This was a first, at least for me. For the last twenty years I have visited the Isle of Man and the last five years I have been living here, yet in all that time I had not done this spectacular ridge walk. We could have hoped for a sunny day, but this is the Isle of Man where we are more likely to encounter strong winds and rain or the dastardly Mananan’s cloak, but we could be lucky…
It all started out so promisingly as I drove to Laxey in bright sunshine, and the forecast promising not to disappoint until 4pm. The other walkers arrived at the station and it was still just about sunny as we hopped on the tram up to the top of Snaefell. As we reached Bungalow we realised the weather had other intentions as the top became swirled in mist. I could almost feel my fellow walkers psychologically putting on hats and wet-weather gear in anticipation. I did feel disappointed for the visitors to the island who might have hoped the see the seven kingdoms of Man, but it was not to be. However, you can see what a cheery lot we are as we set on down the mountain.

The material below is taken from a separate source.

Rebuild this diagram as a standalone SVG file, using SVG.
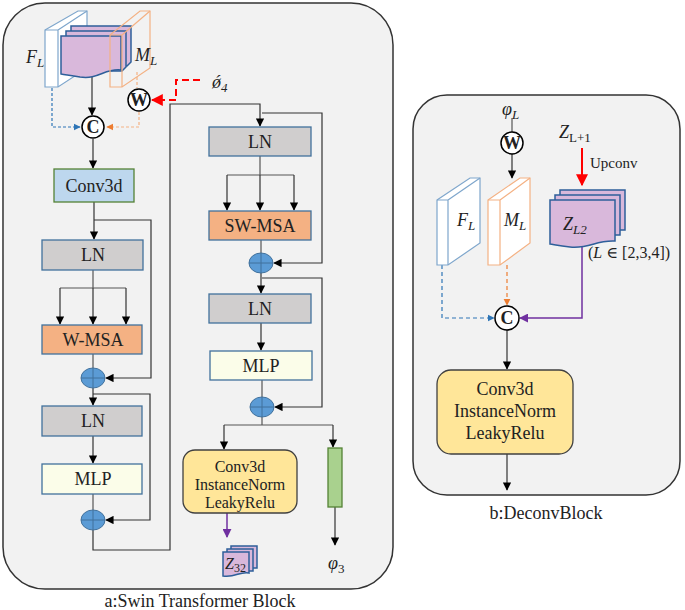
<svg xmlns="http://www.w3.org/2000/svg" width="685" height="610" viewBox="0 0 685 610" font-family="'Liberation Serif','Times New Roman','DejaVu Serif',serif">
<defs>
<marker id="ah" viewBox="0 0 10 10" refX="9" refY="5" markerWidth="7" markerHeight="7" orient="auto"><path d="M0,0L10,5L0,10z" fill="#000"/></marker>
<marker id="ahr" viewBox="0 0 10 10" refX="9" refY="5" markerWidth="6" markerHeight="6" orient="auto"><path d="M0,0L10,5L0,10z" fill="#f00"/></marker>
<marker id="ahb" viewBox="0 0 10 10" refX="9" refY="5" markerWidth="6" markerHeight="6" orient="auto"><path d="M0,0L10,5L0,10z" fill="#2e75b6"/></marker>
<marker id="aho" viewBox="0 0 10 10" refX="9" refY="5" markerWidth="6" markerHeight="6" orient="auto"><path d="M0,0L10,5L0,10z" fill="#ed7d31"/></marker>
<marker id="ahp" viewBox="0 0 10 10" refX="9" refY="5" markerWidth="6" markerHeight="6" orient="auto"><path d="M0,0L10,5L0,10z" fill="#7030a0"/></marker>
</defs>
<style>
text{font-family:'Liberation Serif','Times New Roman','DejaVu Serif',serif;fill:#222}
.t{font-size:18px;text-anchor:middle}
.m{font-style:italic}
.ln{fill:#d0cece;stroke:#41719c;stroke-width:1.3}
.msa{fill:#f4b183;stroke:#41719c;stroke-width:1.3}
.mlp{fill:#fbfde9;stroke:#41719c;stroke-width:1.3}
.plus{fill:#5b9bd5;stroke:#41719c;stroke-width:1}
.cv{fill:#ffe699;stroke:#404040;stroke-width:1.3}
.c{stroke:#555;stroke-width:1.2;fill:none}
.a{stroke:#333;stroke-width:1.2;fill:none;marker-end:url(#ah)}
.circ{fill:#fff;stroke:#000;stroke-width:1.5}
.ct{font-size:18px;font-weight:bold;text-anchor:middle}
.slabB{fill:#fff;stroke:#7ea6cc;stroke-width:1.2}
.slabO{fill:#fff;stroke:#f4b183;stroke-width:1.2}
.stk{fill:#d9b8db;stroke:#2e5f9a;stroke-width:1.5}
</style>
<rect x="3" y="3" width="390" height="586" rx="42" fill="#f2f2f2" stroke="#333" stroke-width="1.5"/>
<rect x="413" y="95" width="267" height="400" rx="34" fill="#f2f2f2" stroke="#333" stroke-width="1.5"/>
<text x="200" y="607" class="t">a:Swin Transformer Block</text>
<text x="546" y="519" class="t">b:DeconvBlock</text>

<g id="connectors">
<path d="M52,88V127H80" stroke="#2e75b6" stroke-width="1.2" stroke-dasharray="3,2" fill="none" marker-end="url(#ahb)"/>
<path d="M137,72V88" stroke="#f4b183" stroke-width="1.2" stroke-dasharray="3,2" fill="none"/>
<path d="M139,112V127H107" stroke="#f4b183" stroke-width="1.2" stroke-dasharray="3,2" fill="none" marker-end="url(#aho)"/>
<path d="M200,80H176V100H152" stroke="#f00" stroke-width="2" stroke-dasharray="7,4" fill="none" marker-end="url(#ahr)"/>
<path d="M92,72V115" class="a"/>
<path d="M93,139V168" class="a"/>
<path d="M94,202V239" class="a"/>
<path d="M94,220H151V378H106" class="a"/>
<path d="M93,270V288" class="c"/>
<path d="M60,288H126" class="c"/>
<path d="M60,288V324" class="a"/>
<path d="M93,288V324" class="a"/>
<path d="M126,288V324" class="a"/>
<path d="M93,354V368" class="c"/>
<path d="M93,388V405" class="a"/>
<path d="M93,394H150V520H106" class="a"/>
<path d="M93,436V463" class="a"/>
<path d="M93,494V510" class="c"/>
<path d="M93,530V550H170V104H260V126" class="a"/>
<path d="M262,113H322V263H274" class="a"/>
<path d="M260,156V175" class="c"/>
<path d="M227,175H294" class="c"/>
<path d="M227,175V210" class="a"/>
<path d="M260,175V210" class="a"/>
<path d="M294,175V210" class="a"/>
<path d="M261,240V253" class="c"/>
<path d="M261,273V293" class="a"/>
<path d="M262,278H322V407H275" class="a"/>
<path d="M261,323V350" class="a"/>
<path d="M262,380V397" class="c"/>
<path d="M262,417V425" class="c"/>
<path d="M224,425H333" class="c"/>
<path d="M224,425V449" class="a"/>
<path d="M333,425V447" class="a"/>
<path d="M335,507V545" class="a"/>
<path d="M227,513V537" stroke="#7030a0" stroke-width="1.5" fill="none" marker-end="url(#ahp)"/>
<path d="M512,118V132" class="c"/>
<path d="M512,154V178" class="a"/>
<path d="M582,148V185" stroke="#f00" stroke-width="2" fill="none" marker-end="url(#ahr)"/>
<path d="M442,265V318H494" stroke="#2e75b6" stroke-width="1.2" stroke-dasharray="4,3" fill="none" marker-end="url(#ahb)"/>
<path d="M507,265V305" stroke="#ed7d31" stroke-width="1.2" stroke-dasharray="4,3" fill="none" marker-end="url(#aho)"/>
<path d="M582,245V318H520" stroke="#7030a0" stroke-width="1.5" fill="none" marker-end="url(#ahp)"/>
<path d="M507,330V369" class="a"/>
<path d="M507,454V490" class="a"/>
</g>

<g id="input-stack">
<path d="M45,30L78,11H87V68L58,87H45Z" class="slabB"/><path d="M58,30L87,11M58,30V87M45,30H58" class="slabB"/>
<path d="M71,26H131V62L127,66H71Z" class="stk"/>
<path d="M66,31H126V67L122,71H66Z" class="stk"/>
<path d="M61,36H121V70C105,68 98,80 80,77C70,75 66,75 61,74Z" class="stk"/>
<path d="M110,35L140,11H150V68L122,87H110Z" class="slabO" fill-opacity="0"/><path d="M122,35L150,11M122,35V87M110,35H122" class="slabO"/>
<text x="26" y="63" font-size="18" class="m">F<tspan font-size="13" dy="4">L</tspan></text>
<text x="135" y="61" font-size="18" class="m">M<tspan font-size="13" dy="4">L</tspan></text>
<text x="212" y="88" font-size="18" class="m">ǿ<tspan font-size="13" dy="4">4</tspan></text>
</g>
<g id="concat1"><circle cx="93" cy="127" r="11" class="circ"/><text x="93" y="133" class="ct">C</text></g>
<g id="weight1"><circle cx="139" cy="100" r="11" class="circ"/><text x="139" y="106" class="ct">W</text></g>
<g id="conv3d"><rect x="54" y="169" width="80" height="33" fill="#bdd7ee" stroke="#548235" stroke-width="1.3"/><text x="94" y="192" class="t">Conv3d</text></g>
<g id="ln1"><rect x="42" y="240" width="101" height="30" class="ln"/><text x="93" y="261" class="t">LN</text></g>
<g id="wmsa"><rect x="42" y="325" width="100" height="29" class="msa"/><text x="93" y="346" class="t">W-MSA</text></g>
<g id="add1"><ellipse cx="93" cy="378" rx="12" ry="10" class="plus"/><path d="M81,378H105M93,368V388" stroke="#41719c"/></g>
<g id="ln2"><rect x="42" y="406" width="100" height="30" class="ln"/><text x="93" y="427" class="t">LN</text></g>
<g id="mlp1"><rect x="42" y="464" width="100" height="30" class="mlp"/><text x="93" y="485" class="t">MLP</text></g>
<g id="add2"><ellipse cx="93" cy="520" rx="12" ry="10" class="plus"/><path d="M81,520H105M93,510V530" stroke="#41719c"/></g>
<g id="ln3"><rect x="209" y="127" width="102" height="29" class="ln"/><text x="260" y="148" class="t">LN</text></g>
<g id="swmsa"><rect x="209" y="211" width="102" height="29" class="msa"/><text x="260" y="232" class="t">SW-MSA</text></g>
<g id="add3"><ellipse cx="261" cy="263" rx="12" ry="10" class="plus"/><path d="M249,263H273M261,253V273" stroke="#41719c"/></g>
<g id="ln4"><rect x="209" y="294" width="102" height="29" class="ln"/><text x="260" y="315" class="t">LN</text></g>
<g id="mlp2"><rect x="210" y="351" width="102" height="29" class="mlp"/><text x="261" y="372" class="t">MLP</text></g>
<g id="add4"><ellipse cx="262" cy="407" rx="12" ry="10" class="plus"/><path d="M250,407H274M262,397V417" stroke="#41719c"/></g>
<g id="convblock1"><rect x="183" y="450" width="114" height="63" rx="12" class="cv"/>
<text x="240" y="472" font-size="16" text-anchor="middle">Conv3d</text><text x="240" y="490" font-size="16" text-anchor="middle">InstanceNorm</text><text x="240" y="508" font-size="16" text-anchor="middle">LeakyRelu</text></g>
<g id="bar"><rect x="328" y="448" width="14" height="59" fill="#a9d18e" stroke="#548235" stroke-width="1.3"/>
<text x="328" y="569" font-size="18" class="m">φ<tspan font-size="13" dy="4" font-style="normal">3</tspan></text></g>
<g id="z32">
<path d="M231,546H257V568H231Z" class="stk" stroke-width="1"/>
<path d="M227,549H253V571H227Z" class="stk" stroke-width="1"/>
<path d="M223,552H249V573C240,571 235,578 223,576Z" class="stk" stroke-width="1"/>
<text x="225" y="569" font-size="16" class="m">Z<tspan font-size="12" dy="3" font-style="normal">32</tspan></text></g>

<g id="deconv-inputs">
<path d="M437,200L470,178H480V243L448,265H437Z" class="slabB"/><path d="M448,200L480,178M448,200V265M437,200H448" class="slabB"/>
<path d="M488,200L520,178H530V243L500,265H488Z" class="slabO"/><path d="M500,200L530,178M500,200V265M488,200H500" class="slabO"/>
<text x="457" y="226" font-size="18" class="m">F<tspan font-size="13" dy="4">L</tspan></text>
<text x="504" y="226" font-size="18" class="m">M<tspan font-size="13" dy="4">L</tspan></text>
<path d="M560,190H625V230H560Z" class="stk"/>
<path d="M555,195H620V235H555Z" class="stk"/>
<path d="M550,200H615V241C595,240 590,249 570,247C560,246 556,245 550,244Z" class="stk"/>
<text x="563" y="230" font-size="18" class="m">Z<tspan font-size="13" dy="4">L2</tspan></text>
<text x="588" y="258" font-size="16">(<tspan class="m">L</tspan> ∈ [2,3,4])</text>
<text x="502" y="115" font-size="18" class="m">φ<tspan font-size="13" dy="4">L</tspan></text>
<text x="559" y="138" font-size="18" class="m">Z<tspan font-size="13" dy="4" font-style="normal">L+1</tspan></text>
<text x="590" y="168" font-size="15">Upconv</text>
</g>
<g id="weight2"><circle cx="512" cy="143" r="11" class="circ"/><text x="512" y="149" class="ct">W</text></g>
<g id="concat2"><circle cx="507" cy="318" r="12" class="circ"/><text x="507" y="324" class="ct">C</text></g>
<g id="convblock2"><rect x="437" y="370" width="136" height="84" rx="14" class="cv"/>
<text x="505" y="395" class="t">Conv3d</text><text x="505" y="417" class="t">InstanceNorm</text><text x="505" y="439" class="t">LeakyRelu</text></g>
</svg>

We reached the TT course and crossed over to start our ascent. Although classified as a strenuous route, this seemed a misnomer as we were starting at the highest point, with a few ups and downs but mostly downs until we reached the sea.
The ridge affords some wonderful views even in this semi-cloudy state. Every now and again clouds would swell up in the valleys and filter across the shoulders of the hills and engulf everything in their path; in between we had some fine glimpses into the distance and occasionally saw the Lake District and even less occasionally saw Scotland. I waved to my son, James, who is wild camping in Galloway though I couldn’t see Scotland at all at that moment, and instantly I received a video text from him waving to me and saying he couldn’t see the Isle of Man either. Talk about coincidences.
Our first hill was Clagh Ouyr (551 m), followed by two unnamed hills. I did think we should have given these demoted tops some appropriate names to identify them given them as they are still good heights for the Isle of Man, the first at 550 metres and the second 533 metres. The superior-minded North Barrule, which is only a matter of 565 metres seems to think it literally rules the place, which I guess it does. The pointy peak reminded me of Thorpe Cloud in Derbyshire. It’s not a difficult climb, being mostly on peat. It was rather boggy in places but easy walking along the ridge.
As lunch approached, so did the clouds and we sensed a change in the weather. Our guide, who for some reason I keep wanting to call Steven, but whose name is actually Ken, pointed out that the formation of clouds showed that the rain was just being held at bay, and we hoped long enough for us to make our descent.
Spirits were still high as you can see, though I did wonder who was challenging who to jump off first.
North Barrule itself is a lovely hill and its one of those where you feel you want to abandon your rucksack and run up it and be a child again for a moment, but this was not quite the day for such frivolities.
The route down is a little tedious as it is very uneven, wet and boggy and therefore a little slippery. Even so, we did have some splendid view of cloud formations over Ramsey Bay.
We eventually met a green road taking up to Ballure Reservoir and Glen. The reservoir was completely dry, which is ironic as at this point the heavens opened. It is only dry for maintenance and it was interesting to see it without any water. We proceeded down the glen amongst the trees and finished on the beach.
It was a really great walk and one that I can imagine I shall do many times in the future. Thanks to the Isle of Man Walks Festival for putting this on and many many other walks every day for a week. I look forward to seeing you again on Wednesday for Greeba Mountain if you will have me after I was telling what an unsociable walker I usually am!